India is one of the fastest growing countries in terms of energy consumption. Currently, it is the fifth largest consumer of energy in the world, and will be the third largest by 2030. At the same time; the country is heavily dependent on fossil sources of energy for most of its demand. This has necessitated the country to start aggressively pursuing alternative energy sources – solar, wind, biofuels, small hydro and more.

  1. Wind Energy

India‘s wind power potential has been assessed at 48500 MW. The current technical potential is estimated at about 13 000 MW, assuming 20% grid penetration, which would increase with the augmentation of grid capacity in potential states. The state-wise gross and technical potentials are given below India is implementing the world’s largest wind resource assessment program comprising wind monitoring, wind mapping and complex terrain projects.

  1. Hydro Energy

Hydro power is the largest renewable energy resource being used for the generation of electricity. The 50,000 MW hydro initiatives have been already launched and are being vigorously pursued with DPRs for projects of 33,000 MW capacity already under preparation. Harnessing hydro potential speedily will also facilitate economic development of States, particularly North-Eastern States, Sikkim, Uttaranchal, Himachal Pradesh and J&K, since a large proportion of our hydro power potential islocated in these States. In India, hydro power projects with a station capacity of up to 25 megawatt (MW) each fall under the category of small hydro power (SHP).

  1. Solar Energy

India is a solar rich country. India is a country near the equator – which means that given its geographical location, it is subject to a large amount of solar radiation throughout the year. India is also, according to area, the 7th largest country in the world.

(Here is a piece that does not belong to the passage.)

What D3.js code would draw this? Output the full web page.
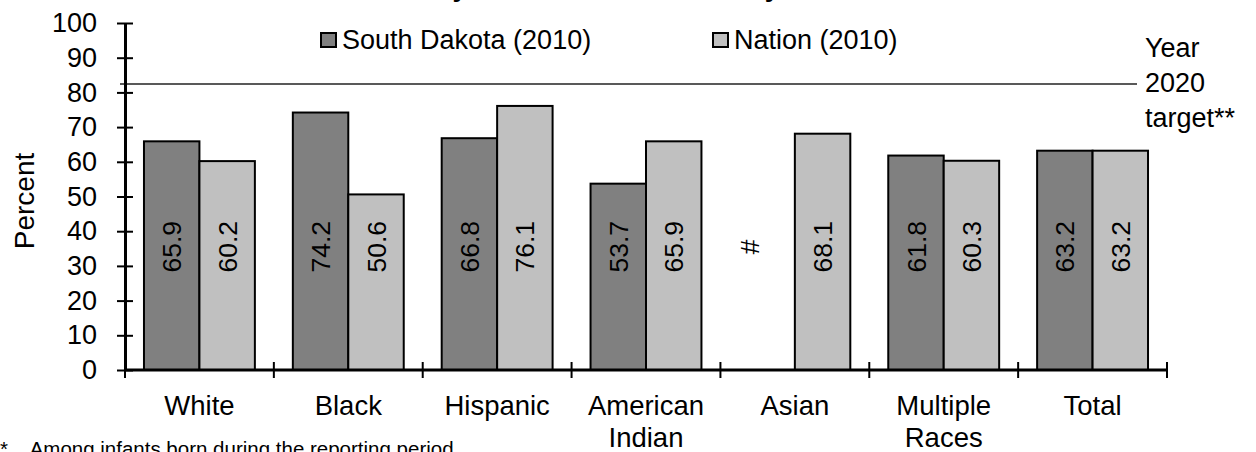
<!DOCTYPE html>
<meta charset="utf-8">
<script src="https://d3js.org/d3.v7.min.js"></script>
<style>
  body { margin: 0; background: #fff; }
  #chart text { font-family: "Liberation Sans", Arial, sans-serif; fill: #000; }
</style>
<div id="chart"></div>
<script>
// data
var categories = ["White", "Black", "Hispanic", "American Indian", "Asian", "Multiple Races", "Total"];
var seriesNames = ["South Dakota (2010)", "Nation (2010)"];
var sdValues = [65.9, 74.2, 66.8, 53.7, null, 61.8, 63.2];
var nationValues = [60.2, 50.6, 76.1, 65.9, 68.1, 60.3, 63.2];
var yTicks = [0, 10, 20, 30, 40, 50, 60, 70, 80, 90, 100];
var targetValue = 82.4;
var targetLabel = ["Year", "2020", "target**"];
var missingMark = "#";
var titleText = "Infants Ever Breastfed by Maternal Race/Ethnicity*";
var footnoteText = "*    Among infants born during the reporting period";

var W = 1256, H = 452;
var margin = { top: 23, right: 89, bottom: 82, left: 125 };
var plotW = W - margin.left - margin.right,
    plotH = H - margin.top - margin.bottom;

var colors = d3.scaleOrdinal().domain(seriesNames).range(["#808080", "#c0c0c0"]);

var svg = d3.select("#chart").append("svg")
  .attr("width", W).attr("height", H);
svg.append("rect").attr("width", W).attr("height", H).attr("fill", "#fff");

var g = svg.append("g").attr("transform", "translate(" + margin.left + "," + margin.top + ")");

var x = d3.scaleBand()
  .domain(categories)
  .range([0, plotW])
  .paddingInner(0.255)
  .paddingOuter(0.1275);

var xSub = d3.scaleBand()
  .domain(seriesNames)
  .range([0, x.bandwidth()]);

var y = d3.scaleLinear().domain([0, 100]).range([plotH, 0]);

var rows = categories.map(function(c, i) {
  return { cat: c, vals: [
    { key: seriesNames[0], value: sdValues[i] },
    { key: seriesNames[1], value: nationValues[i] }
  ]};
});

// bars
var groups = g.selectAll(".grp").data(rows).enter().append("g")
  .attr("class", "grp")
  .attr("transform", function(d) { return "translate(" + x(d.cat) + ",0)"; });

groups.selectAll("rect")
  .data(function(d) { return d.vals.filter(function(v) { return v.value != null; }); })
  .enter().append("rect")
  .attr("x", function(d) { return xSub(d.key); })
  .attr("y", function(d) { return y(d.value); })
  .attr("width", xSub.bandwidth())
  .attr("height", function(d) { return plotH - y(d.value); })
  .attr("fill", function(d) { return colors(d.key); })
  .attr("stroke", "#000")
  .attr("stroke-width", 2);

// value labels, rotated
var labelY = y(35.5);
groups.selectAll("text.val")
  .data(function(d) { return d.vals; })
  .enter().append("text")
  .attr("class", "val")
  .attr("transform", function(d) {
    var cx = d.value == null ? xSub(d.key) + xSub.bandwidth() * 0.18 : xSub(d.key) + xSub.bandwidth() / 2;
    return "translate(" + cx + "," + labelY + ") rotate(-90)";
  })
  .attr("text-anchor", "middle")
  .attr("dy", "0.36em")
  .style("font-size", "26.5px")
  .text(function(d) { return d.value == null ? missingMark : d.value.toFixed(1); });

// target line
g.append("line")
  .attr("x1", -5).attr("x2", 1137 - margin.left)
  .attr("y1", y(targetValue)).attr("y2", y(targetValue))
  .attr("stroke", "#222").attr("stroke-width", 1.6);

g.append("text")
  .attr("x", 1145 - margin.left)
  .attr("y", 57 - margin.top)
  .style("font-size", "27px")
  .selectAll("tspan").data(targetLabel).enter().append("tspan")
  .attr("x", 1145 - margin.left)
  .attr("dy", function(d, i) { return i === 0 ? 0 : 35; })
  .text(function(d) { return d; });

// y axis
var yAxis = g.append("g").call(
  d3.axisLeft(y).tickValues(yTicks).tickSizeInner(8).tickSizeOuter(0).tickPadding(20)
);
yAxis.select(".domain").attr("stroke", "#000").attr("stroke-width", 3);
yAxis.selectAll(".tick line").attr("x2", 8).attr("x1", -8).attr("stroke", "#000").attr("stroke-width", 2);
yAxis.selectAll(".tick text").style("font-size", "27px").attr("x", -28);

// x axis: line with ticks at the category boundaries
g.append("line")
  .attr("x1", 0).attr("x2", plotW)
  .attr("y1", plotH).attr("y2", plotH)
  .attr("stroke", "#000").attr("stroke-width", 3);

var step = x.step();
var bounds = d3.range(categories.length + 1).map(function(i) { return x(categories[0]) - x.paddingOuter() * step + i * step; });
g.selectAll(".xtick").data(bounds).enter().append("line")
  .attr("class", "xtick")
  .attr("x1", function(d) { return d; }).attr("x2", function(d) { return d; })
  .attr("y1", plotH - 8).attr("y2", plotH + 8)
  .attr("stroke", "#000").attr("stroke-width", 2);

// category labels
var catText = g.selectAll(".cat").data(categories).enter().append("text")
  .attr("class", "cat")
  .attr("text-anchor", "middle")
  .attr("y", 415 - margin.top)
  .style("font-size", "27.5px");
catText.selectAll("tspan")
  .data(function(d) { return d.split(" ").map(function(w) { return { w: w, c: d }; }); })
  .enter().append("tspan")
  .attr("x", function(d) { return x(d.c) + x.bandwidth() / 2; })
  .attr("dy", function(d, i) { return i === 0 ? 0 : 32; })
  .text(function(d) { return d.w; });

// y axis title
svg.append("text")
  .attr("transform", "translate(34," + 201 + ") rotate(-90)")
  .attr("text-anchor", "middle")
  .style("font-size", "28px")
  .text("Percent");

// legend
var legendX = [321, 713];
var leg = svg.selectAll(".leg").data(seriesNames).enter().append("g")
  .attr("class", "leg")
  .attr("transform", function(d, i) { return "translate(" + legendX[i] + ",0)"; });
leg.append("rect")
  .attr("x", 0).attr("y", 33).attr("width", 15).attr("height", 14)
  .attr("fill", function(d) { return colors(d); })
  .attr("stroke", "#000").attr("stroke-width", 2);
leg.append("text")
  .attr("x", 21).attr("y", 49)
  .style("font-size", "27px")
  .text(function(d) { return d; });

// title (mostly above the picture) and footnote (cut at the bottom)
svg.append("text")
  .attr("x", 142).attr("y", -4)
  .style("font-size", "27px").style("font-weight", "bold")
  .text(titleText);

svg.append("text")
  .attr("x", 0).attr("y", 456)
  .style("font-size", "20.5px")
  .attr("xml:space", "preserve")
  .style("white-space", "pre")
  .text(footnoteText);
</script>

The average solar radiation received by most parts of India range from about 4 to 7 kilowatt hours per meter square per day, with about 250-300 sunny days in a year. As can be seen from the solar radiation map above, the highest annual solar radiation is received by Rajasthan (desert area) and the lowest by the North eastern states of India.

  1. Biomass energy

Globally, India is in the fourth position in generating power through biomass and with a huge potential, is poised to become a world leader in the utilization of biomass. Biomass power projects with an aggregate capacity of 773.3 MW through over 100 projects have been installed in the country. For the last 15 years, biomass power has become an industry attracting annual investment of over Rs. 1,000 billion, generating more than 09 billion unit of electricity per year. More than 540 million tons of crop and plantation residues are produced every year in India and a large portion is either wasted, or used inefficiently.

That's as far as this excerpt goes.